### [Your task]
Copy the data that follows, character for character, minus the pictures.

### [Collected data]
========================

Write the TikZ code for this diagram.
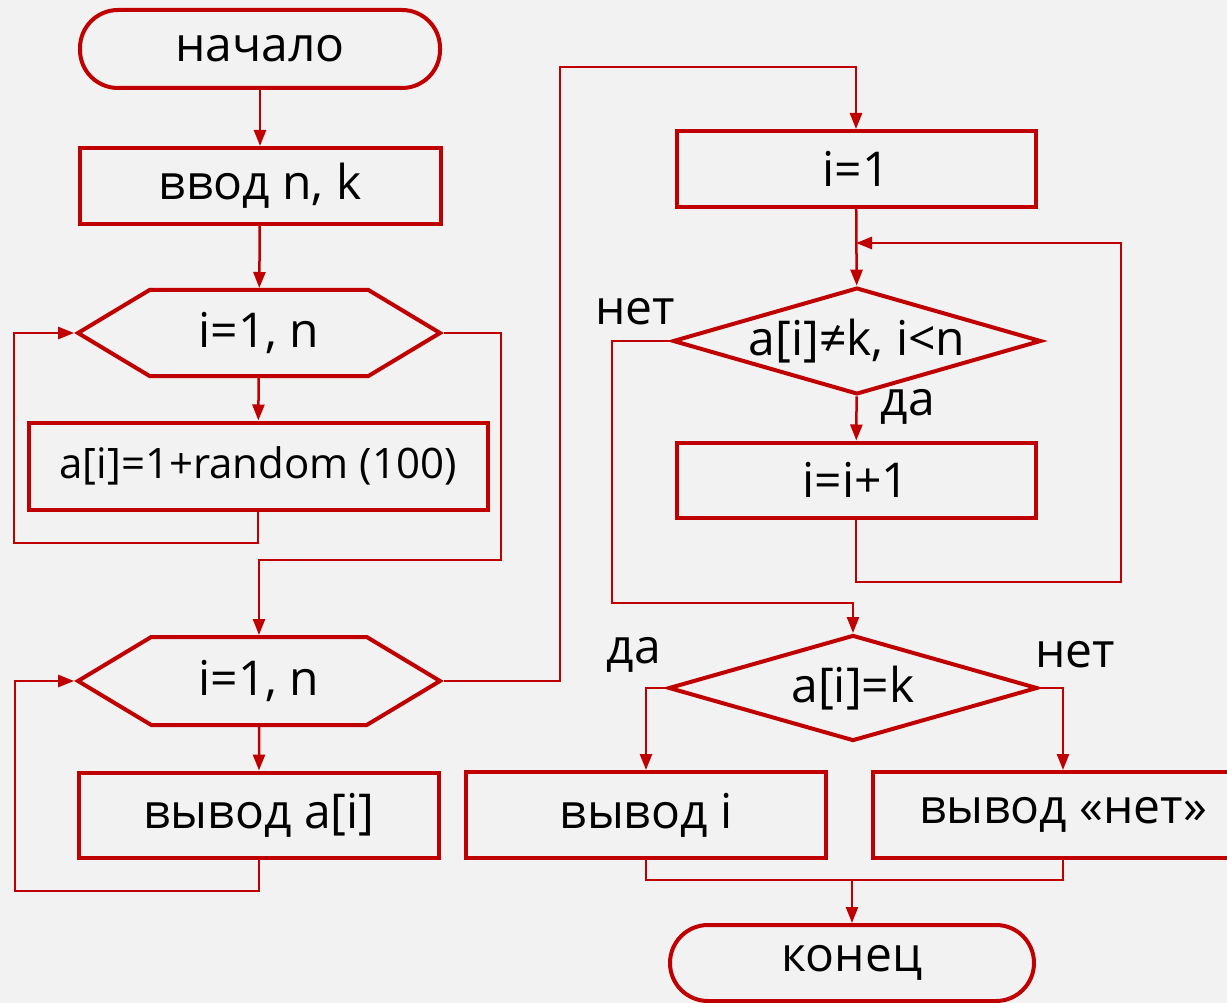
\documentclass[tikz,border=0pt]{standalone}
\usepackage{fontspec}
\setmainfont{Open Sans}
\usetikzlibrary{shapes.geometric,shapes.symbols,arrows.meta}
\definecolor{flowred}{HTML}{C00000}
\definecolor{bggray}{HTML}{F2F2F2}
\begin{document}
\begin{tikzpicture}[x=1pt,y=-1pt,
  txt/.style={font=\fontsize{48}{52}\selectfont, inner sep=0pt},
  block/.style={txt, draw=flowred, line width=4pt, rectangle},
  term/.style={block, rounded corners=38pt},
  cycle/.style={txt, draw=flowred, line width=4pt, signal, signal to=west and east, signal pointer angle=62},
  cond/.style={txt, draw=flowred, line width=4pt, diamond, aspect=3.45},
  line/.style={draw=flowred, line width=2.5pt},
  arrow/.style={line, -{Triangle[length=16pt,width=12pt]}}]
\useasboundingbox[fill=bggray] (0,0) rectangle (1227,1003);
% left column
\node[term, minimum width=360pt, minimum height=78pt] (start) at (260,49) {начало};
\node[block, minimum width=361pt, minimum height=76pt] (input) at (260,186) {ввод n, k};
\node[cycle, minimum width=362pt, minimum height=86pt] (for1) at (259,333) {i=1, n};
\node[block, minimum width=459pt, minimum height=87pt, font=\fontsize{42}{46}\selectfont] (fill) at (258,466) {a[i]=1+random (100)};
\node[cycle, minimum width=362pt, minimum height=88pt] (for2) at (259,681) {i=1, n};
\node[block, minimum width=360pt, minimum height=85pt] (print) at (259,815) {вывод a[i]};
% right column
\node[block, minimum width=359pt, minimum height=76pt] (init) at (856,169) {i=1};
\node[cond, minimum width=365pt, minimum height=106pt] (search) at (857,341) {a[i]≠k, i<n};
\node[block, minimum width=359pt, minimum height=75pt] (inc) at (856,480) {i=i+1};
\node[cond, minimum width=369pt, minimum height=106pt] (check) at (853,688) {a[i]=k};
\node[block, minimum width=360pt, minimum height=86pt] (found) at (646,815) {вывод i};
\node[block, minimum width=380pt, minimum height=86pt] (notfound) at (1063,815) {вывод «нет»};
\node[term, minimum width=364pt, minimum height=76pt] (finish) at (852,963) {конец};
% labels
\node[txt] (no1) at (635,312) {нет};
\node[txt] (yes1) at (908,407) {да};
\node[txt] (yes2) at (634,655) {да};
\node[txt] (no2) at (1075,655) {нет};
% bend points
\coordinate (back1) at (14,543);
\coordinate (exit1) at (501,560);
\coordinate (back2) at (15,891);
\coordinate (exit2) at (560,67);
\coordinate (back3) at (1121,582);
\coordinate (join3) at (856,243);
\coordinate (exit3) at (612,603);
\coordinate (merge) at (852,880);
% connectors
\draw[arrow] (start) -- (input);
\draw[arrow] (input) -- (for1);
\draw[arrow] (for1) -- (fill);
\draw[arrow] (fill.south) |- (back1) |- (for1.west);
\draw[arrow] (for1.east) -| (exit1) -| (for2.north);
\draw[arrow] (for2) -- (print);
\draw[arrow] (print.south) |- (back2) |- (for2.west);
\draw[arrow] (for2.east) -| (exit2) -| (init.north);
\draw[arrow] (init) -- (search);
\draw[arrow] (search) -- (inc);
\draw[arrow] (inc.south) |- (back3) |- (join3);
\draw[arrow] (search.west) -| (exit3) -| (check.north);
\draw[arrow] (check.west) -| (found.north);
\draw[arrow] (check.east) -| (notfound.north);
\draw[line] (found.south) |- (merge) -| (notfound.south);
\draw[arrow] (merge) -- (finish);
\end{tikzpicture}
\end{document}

========================

### [Result of the exercise]
Write the TikZ code for this diagram.
\documentclass[tikz,border=0pt]{standalone}
\usepackage{fontspec}
\setmainfont{Open Sans}
\usetikzlibrary{shapes.geometric,shapes.symbols,arrows.meta}
\definecolor{flowred}{HTML}{C00000}
\definecolor{bggray}{HTML}{F2F2F2}
\begin{document}
\begin{tikzpicture}[x=1pt,y=-1pt,
  txt/.style={font=\fontsize{48}{52}\selectfont, inner sep=0pt},
  block/.style={txt, draw=flowred, line width=4pt, rectangle},
  term/.style={block, rounded corners=38pt},
  cycle/.style={txt, draw=flowred, line width=4pt, signal, signal to=west and east, signal pointer angle=62},
  cond/.style={txt, draw=flowred, line width=4pt, diamond, aspect=3.45},
  line/.style={draw=flowred, line width=2.5pt},
  arrow/.style={line, -{Triangle[length=16pt,width=12pt]}}]
\useasboundingbox[fill=bggray] (0,0) rectangle (1227,1003);
% left column
\node[term, minimum width=360pt, minimum height=78pt] (start) at (260,49) {начало};
\node[block, minimum width=361pt, minimum height=76pt] (input) at (260,186) {ввод n, k};
\node[cycle, minimum width=362pt, minimum height=86pt] (for1) at (259,333) {i=1, n};
\node[block, minimum width=459pt, minimum height=87pt, font=\fontsize{42}{46}\selectfont] (fill) at (258,466) {a[i]=1+random (100)};
\node[cycle, minimum width=362pt, minimum height=88pt] (for2) at (259,681) {i=1, n};
\node[block, minimum width=360pt, minimum height=85pt] (print) at (259,815) {вывод a[i]};
% right column
\node[block, minimum width=359pt, minimum height=76pt] (init) at (856,169) {i=1};
\node[cond, minimum width=365pt, minimum height=106pt] (search) at (857,341) {a[i]≠k, i<n};
\node[block, minimum width=359pt, minimum height=75pt] (inc) at (856,480) {i=i+1};
\node[cond, minimum width=369pt, minimum height=106pt] (check) at (853,688) {a[i]=k};
\node[block, minimum width=360pt, minimum height=86pt] (found) at (646,815) {вывод i};
\node[block, minimum width=380pt, minimum height=86pt] (notfound) at (1063,815) {вывод «нет»};
\node[term, minimum width=364pt, minimum height=76pt] (finish) at (852,963) {конец};
% labels
\node[txt] (no1) at (635,312) {нет};
\node[txt] (yes1) at (908,407) {да};
\node[txt] (yes2) at (634,655) {да};
\node[txt] (no2) at (1075,655) {нет};
% bend points
\coordinate (back1) at (14,543);
\coordinate (exit1) at (501,560);
\coordinate (back2) at (15,891);
\coordinate (exit2) at (560,67);
\coordinate (back3) at (1121,582);
\coordinate (join3) at (856,243);
\coordinate (exit3) at (612,603);
\coordinate (merge) at (852,880);
% connectors
\draw[arrow] (start) -- (input);
\draw[arrow] (input) -- (for1);
\draw[arrow] (for1) -- (fill);
\draw[arrow] (fill.south) |- (back1) |- (for1.west);
\draw[arrow] (for1.east) -| (exit1) -| (for2.north);
\draw[arrow] (for2) -- (print);
\draw[arrow] (print.south) |- (back2) |- (for2.west);
\draw[arrow] (for2.east) -| (exit2) -| (init.north);
\draw[arrow] (init) -- (search);
\draw[arrow] (search) -- (inc);
\draw[arrow] (inc.south) |- (back3) |- (join3);
\draw[arrow] (search.west) -| (exit3) -| (check.north);
\draw[arrow] (check.west) -| (found.north);
\draw[arrow] (check.east) -| (notfound.north);
\draw[line] (found.south) |- (merge) -| (notfound.south);
\draw[arrow] (merge) -- (finish);
\end{tikzpicture}
\end{document}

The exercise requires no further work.